Would you transcribe all of the data exactly, down to the last character?

|---|

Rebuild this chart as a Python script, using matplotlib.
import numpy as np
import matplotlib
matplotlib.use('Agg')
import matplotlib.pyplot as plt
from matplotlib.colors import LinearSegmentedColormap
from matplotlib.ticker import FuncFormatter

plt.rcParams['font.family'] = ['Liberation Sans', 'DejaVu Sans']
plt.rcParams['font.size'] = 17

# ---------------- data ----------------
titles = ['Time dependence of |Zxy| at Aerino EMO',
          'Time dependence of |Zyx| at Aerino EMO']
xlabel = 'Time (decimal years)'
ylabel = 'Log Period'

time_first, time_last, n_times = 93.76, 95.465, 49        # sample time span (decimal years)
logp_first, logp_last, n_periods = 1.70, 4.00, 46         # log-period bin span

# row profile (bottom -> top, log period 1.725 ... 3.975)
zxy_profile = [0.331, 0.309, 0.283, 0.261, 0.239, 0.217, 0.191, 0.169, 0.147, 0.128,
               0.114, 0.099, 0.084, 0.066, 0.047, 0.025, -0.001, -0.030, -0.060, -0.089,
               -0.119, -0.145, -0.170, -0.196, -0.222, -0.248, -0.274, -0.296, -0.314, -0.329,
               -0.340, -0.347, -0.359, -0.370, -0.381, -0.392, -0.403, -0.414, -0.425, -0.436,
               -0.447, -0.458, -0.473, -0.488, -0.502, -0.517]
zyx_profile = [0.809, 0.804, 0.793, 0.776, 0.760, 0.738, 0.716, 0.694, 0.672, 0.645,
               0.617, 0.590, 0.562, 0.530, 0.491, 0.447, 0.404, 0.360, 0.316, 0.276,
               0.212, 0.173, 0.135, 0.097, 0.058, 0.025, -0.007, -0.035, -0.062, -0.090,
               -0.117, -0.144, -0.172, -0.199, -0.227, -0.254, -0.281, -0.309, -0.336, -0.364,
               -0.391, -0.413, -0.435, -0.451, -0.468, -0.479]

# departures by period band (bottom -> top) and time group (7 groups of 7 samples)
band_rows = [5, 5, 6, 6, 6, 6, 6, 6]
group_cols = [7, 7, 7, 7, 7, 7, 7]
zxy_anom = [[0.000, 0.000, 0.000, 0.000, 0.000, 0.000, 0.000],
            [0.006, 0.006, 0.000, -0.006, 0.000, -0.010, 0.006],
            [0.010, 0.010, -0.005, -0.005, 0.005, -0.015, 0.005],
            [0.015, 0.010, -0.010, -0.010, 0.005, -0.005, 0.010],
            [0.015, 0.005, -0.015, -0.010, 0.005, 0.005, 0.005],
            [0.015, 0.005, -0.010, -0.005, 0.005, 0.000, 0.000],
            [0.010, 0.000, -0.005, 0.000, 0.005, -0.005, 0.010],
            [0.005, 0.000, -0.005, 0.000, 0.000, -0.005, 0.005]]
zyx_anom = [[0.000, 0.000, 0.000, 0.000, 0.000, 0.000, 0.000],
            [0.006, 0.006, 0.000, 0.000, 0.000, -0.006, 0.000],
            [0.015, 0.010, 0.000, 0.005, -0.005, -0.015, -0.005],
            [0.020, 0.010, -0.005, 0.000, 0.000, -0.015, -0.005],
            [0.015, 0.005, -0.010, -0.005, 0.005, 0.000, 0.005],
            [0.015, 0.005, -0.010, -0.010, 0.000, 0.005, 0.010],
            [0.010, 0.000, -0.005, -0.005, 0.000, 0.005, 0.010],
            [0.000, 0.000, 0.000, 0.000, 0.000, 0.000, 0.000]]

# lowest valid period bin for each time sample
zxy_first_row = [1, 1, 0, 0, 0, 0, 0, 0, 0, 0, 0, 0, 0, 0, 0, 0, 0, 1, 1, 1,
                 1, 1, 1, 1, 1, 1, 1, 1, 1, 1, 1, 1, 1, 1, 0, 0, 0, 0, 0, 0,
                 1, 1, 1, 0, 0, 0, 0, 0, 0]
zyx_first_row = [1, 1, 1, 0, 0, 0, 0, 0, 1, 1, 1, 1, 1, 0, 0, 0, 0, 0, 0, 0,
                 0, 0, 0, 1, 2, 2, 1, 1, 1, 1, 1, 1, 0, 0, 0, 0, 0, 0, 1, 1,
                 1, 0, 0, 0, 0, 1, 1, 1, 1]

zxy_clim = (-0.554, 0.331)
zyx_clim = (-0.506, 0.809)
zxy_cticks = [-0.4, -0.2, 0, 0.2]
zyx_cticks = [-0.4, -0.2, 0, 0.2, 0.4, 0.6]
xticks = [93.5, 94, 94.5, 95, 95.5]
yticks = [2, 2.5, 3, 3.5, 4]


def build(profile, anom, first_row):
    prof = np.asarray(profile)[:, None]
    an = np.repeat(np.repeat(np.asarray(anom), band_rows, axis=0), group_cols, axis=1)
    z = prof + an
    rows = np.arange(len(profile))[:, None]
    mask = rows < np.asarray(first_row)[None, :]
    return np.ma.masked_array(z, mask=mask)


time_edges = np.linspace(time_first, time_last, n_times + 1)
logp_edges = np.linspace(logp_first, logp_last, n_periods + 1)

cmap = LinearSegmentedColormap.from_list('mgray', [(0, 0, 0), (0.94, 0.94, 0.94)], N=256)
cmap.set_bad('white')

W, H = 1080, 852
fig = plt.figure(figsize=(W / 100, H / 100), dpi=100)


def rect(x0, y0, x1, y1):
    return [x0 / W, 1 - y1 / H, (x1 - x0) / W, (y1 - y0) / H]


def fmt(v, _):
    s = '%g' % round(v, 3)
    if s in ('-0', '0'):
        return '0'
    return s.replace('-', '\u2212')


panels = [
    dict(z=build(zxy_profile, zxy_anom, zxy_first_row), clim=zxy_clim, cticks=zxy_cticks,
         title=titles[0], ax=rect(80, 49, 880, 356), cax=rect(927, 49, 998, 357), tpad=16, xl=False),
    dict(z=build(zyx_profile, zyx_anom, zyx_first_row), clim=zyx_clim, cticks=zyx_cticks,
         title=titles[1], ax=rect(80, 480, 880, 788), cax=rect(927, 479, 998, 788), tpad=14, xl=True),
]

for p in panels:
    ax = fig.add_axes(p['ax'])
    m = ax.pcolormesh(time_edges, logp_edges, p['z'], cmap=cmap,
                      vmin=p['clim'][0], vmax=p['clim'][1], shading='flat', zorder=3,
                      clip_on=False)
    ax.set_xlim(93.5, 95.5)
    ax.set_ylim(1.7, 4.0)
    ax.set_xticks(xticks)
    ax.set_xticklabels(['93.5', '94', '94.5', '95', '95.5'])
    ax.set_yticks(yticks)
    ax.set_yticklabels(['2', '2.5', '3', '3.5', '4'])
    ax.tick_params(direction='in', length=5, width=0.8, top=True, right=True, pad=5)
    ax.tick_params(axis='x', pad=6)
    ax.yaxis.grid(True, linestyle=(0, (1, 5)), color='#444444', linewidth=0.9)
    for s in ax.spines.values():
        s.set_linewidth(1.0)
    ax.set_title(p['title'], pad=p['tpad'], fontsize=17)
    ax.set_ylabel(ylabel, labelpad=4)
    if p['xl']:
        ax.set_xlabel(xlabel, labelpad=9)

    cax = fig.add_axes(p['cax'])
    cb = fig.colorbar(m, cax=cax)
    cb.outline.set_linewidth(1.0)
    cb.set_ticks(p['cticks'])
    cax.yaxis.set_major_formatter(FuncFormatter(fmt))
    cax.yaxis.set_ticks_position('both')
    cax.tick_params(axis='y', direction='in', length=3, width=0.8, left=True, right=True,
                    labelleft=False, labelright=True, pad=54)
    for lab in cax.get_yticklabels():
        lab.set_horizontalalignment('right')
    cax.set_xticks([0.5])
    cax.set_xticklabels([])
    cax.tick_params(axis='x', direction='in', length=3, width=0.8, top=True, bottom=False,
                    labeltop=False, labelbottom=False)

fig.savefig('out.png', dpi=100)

|---|

▶ ANSWER IN FULL
Rebuild this chart as a Python script, using matplotlib.
import numpy as np
import matplotlib
matplotlib.use('Agg')
import matplotlib.pyplot as plt
from matplotlib.colors import LinearSegmentedColormap
from matplotlib.ticker import FuncFormatter

plt.rcParams['font.family'] = ['Liberation Sans', 'DejaVu Sans']
plt.rcParams['font.size'] = 17

# ---------------- data ----------------
titles = ['Time dependence of |Zxy| at Aerino EMO',
          'Time dependence of |Zyx| at Aerino EMO']
xlabel = 'Time (decimal years)'
ylabel = 'Log Period'

time_first, time_last, n_times = 93.76, 95.465, 49        # sample time span (decimal years)
logp_first, logp_last, n_periods = 1.70, 4.00, 46         # log-period bin span

# row profile (bottom -> top, log period 1.725 ... 3.975)
zxy_profile = [0.331, 0.309, 0.283, 0.261, 0.239, 0.217, 0.191, 0.169, 0.147, 0.128,
               0.114, 0.099, 0.084, 0.066, 0.047, 0.025, -0.001, -0.030, -0.060, -0.089,
               -0.119, -0.145, -0.170, -0.196, -0.222, -0.248, -0.274, -0.296, -0.314, -0.329,
               -0.340, -0.347, -0.359, -0.370, -0.381, -0.392, -0.403, -0.414, -0.425, -0.436,
               -0.447, -0.458, -0.473, -0.488, -0.502, -0.517]
zyx_profile = [0.809, 0.804, 0.793, 0.776, 0.760, 0.738, 0.716, 0.694, 0.672, 0.645,
               0.617, 0.590, 0.562, 0.530, 0.491, 0.447, 0.404, 0.360, 0.316, 0.276,
               0.212, 0.173, 0.135, 0.097, 0.058, 0.025, -0.007, -0.035, -0.062, -0.090,
               -0.117, -0.144, -0.172, -0.199, -0.227, -0.254, -0.281, -0.309, -0.336, -0.364,
               -0.391, -0.413, -0.435, -0.451, -0.468, -0.479]

# departures by period band (bottom -> top) and time group (7 groups of 7 samples)
band_rows = [5, 5, 6, 6, 6, 6, 6, 6]
group_cols = [7, 7, 7, 7, 7, 7, 7]
zxy_anom = [[0.000, 0.000, 0.000, 0.000, 0.000, 0.000, 0.000],
            [0.006, 0.006, 0.000, -0.006, 0.000, -0.010, 0.006],
            [0.010, 0.010, -0.005, -0.005, 0.005, -0.015, 0.005],
            [0.015, 0.010, -0.010, -0.010, 0.005, -0.005, 0.010],
            [0.015, 0.005, -0.015, -0.010, 0.005, 0.005, 0.005],
            [0.015, 0.005, -0.010, -0.005, 0.005, 0.000, 0.000],
            [0.010, 0.000, -0.005, 0.000, 0.005, -0.005, 0.010],
            [0.005, 0.000, -0.005, 0.000, 0.000, -0.005, 0.005]]
zyx_anom = [[0.000, 0.000, 0.000, 0.000, 0.000, 0.000, 0.000],
            [0.006, 0.006, 0.000, 0.000, 0.000, -0.006, 0.000],
            [0.015, 0.010, 0.000, 0.005, -0.005, -0.015, -0.005],
            [0.020, 0.010, -0.005, 0.000, 0.000, -0.015, -0.005],
            [0.015, 0.005, -0.010, -0.005, 0.005, 0.000, 0.005],
            [0.015, 0.005, -0.010, -0.010, 0.000, 0.005, 0.010],
            [0.010, 0.000, -0.005, -0.005, 0.000, 0.005, 0.010],
            [0.000, 0.000, 0.000, 0.000, 0.000, 0.000, 0.000]]

# lowest valid period bin for each time sample
zxy_first_row = [1, 1, 0, 0, 0, 0, 0, 0, 0, 0, 0, 0, 0, 0, 0, 0, 0, 1, 1, 1,
                 1, 1, 1, 1, 1, 1, 1, 1, 1, 1, 1, 1, 1, 1, 0, 0, 0, 0, 0, 0,
                 1, 1, 1, 0, 0, 0, 0, 0, 0]
zyx_first_row = [1, 1, 1, 0, 0, 0, 0, 0, 1, 1, 1, 1, 1, 0, 0, 0, 0, 0, 0, 0,
                 0, 0, 0, 1, 2, 2, 1, 1, 1, 1, 1, 1, 0, 0, 0, 0, 0, 0, 1, 1,
                 1, 0, 0, 0, 0, 1, 1, 1, 1]

zxy_clim = (-0.554, 0.331)
zyx_clim = (-0.506, 0.809)
zxy_cticks = [-0.4, -0.2, 0, 0.2]
zyx_cticks = [-0.4, -0.2, 0, 0.2, 0.4, 0.6]
xticks = [93.5, 94, 94.5, 95, 95.5]
yticks = [2, 2.5, 3, 3.5, 4]


def build(profile, anom, first_row):
    prof = np.asarray(profile)[:, None]
    an = np.repeat(np.repeat(np.asarray(anom), band_rows, axis=0), group_cols, axis=1)
    z = prof + an
    rows = np.arange(len(profile))[:, None]
    mask = rows < np.asarray(first_row)[None, :]
    return np.ma.masked_array(z, mask=mask)


time_edges = np.linspace(time_first, time_last, n_times + 1)
logp_edges = np.linspace(logp_first, logp_last, n_periods + 1)

cmap = LinearSegmentedColormap.from_list('mgray', [(0, 0, 0), (0.94, 0.94, 0.94)], N=256)
cmap.set_bad('white')

W, H = 1080, 852
fig = plt.figure(figsize=(W / 100, H / 100), dpi=100)


def rect(x0, y0, x1, y1):
    return [x0 / W, 1 - y1 / H, (x1 - x0) / W, (y1 - y0) / H]


def fmt(v, _):
    s = '%g' % round(v, 3)
    if s in ('-0', '0'):
        return '0'
    return s.replace('-', '\u2212')


panels = [
    dict(z=build(zxy_profile, zxy_anom, zxy_first_row), clim=zxy_clim, cticks=zxy_cticks,
         title=titles[0], ax=rect(80, 49, 880, 356), cax=rect(927, 49, 998, 357), tpad=16, xl=False),
    dict(z=build(zyx_profile, zyx_anom, zyx_first_row), clim=zyx_clim, cticks=zyx_cticks,
         title=titles[1], ax=rect(80, 480, 880, 788), cax=rect(927, 479, 998, 788), tpad=14, xl=True),
]

for p in panels:
    ax = fig.add_axes(p['ax'])
    m = ax.pcolormesh(time_edges, logp_edges, p['z'], cmap=cmap,
                      vmin=p['clim'][0], vmax=p['clim'][1], shading='flat', zorder=3,
                      clip_on=False)
    ax.set_xlim(93.5, 95.5)
    ax.set_ylim(1.7, 4.0)
    ax.set_xticks(xticks)
    ax.set_xticklabels(['93.5', '94', '94.5', '95', '95.5'])
    ax.set_yticks(yticks)
    ax.set_yticklabels(['2', '2.5', '3', '3.5', '4'])
    ax.tick_params(direction='in', length=5, width=0.8, top=True, right=True, pad=5)
    ax.tick_params(axis='x', pad=6)
    ax.yaxis.grid(True, linestyle=(0, (1, 5)), color='#444444', linewidth=0.9)
    for s in ax.spines.values():
        s.set_linewidth(1.0)
    ax.set_title(p['title'], pad=p['tpad'], fontsize=17)
    ax.set_ylabel(ylabel, labelpad=4)
    if p['xl']:
        ax.set_xlabel(xlabel, labelpad=9)

    cax = fig.add_axes(p['cax'])
    cb = fig.colorbar(m, cax=cax)
    cb.outline.set_linewidth(1.0)
    cb.set_ticks(p['cticks'])
    cax.yaxis.set_major_formatter(FuncFormatter(fmt))
    cax.yaxis.set_ticks_position('both')
    cax.tick_params(axis='y', direction='in', length=3, width=0.8, left=True, right=True,
                    labelleft=False, labelright=True, pad=54)
    for lab in cax.get_yticklabels():
        lab.set_horizontalalignment('right')
    cax.set_xticks([0.5])
    cax.set_xticklabels([])
    cax.tick_params(axis='x', direction='in', length=3, width=0.8, top=True, bottom=False,
                    labeltop=False, labelbottom=False)

fig.savefig('out.png', dpi=100)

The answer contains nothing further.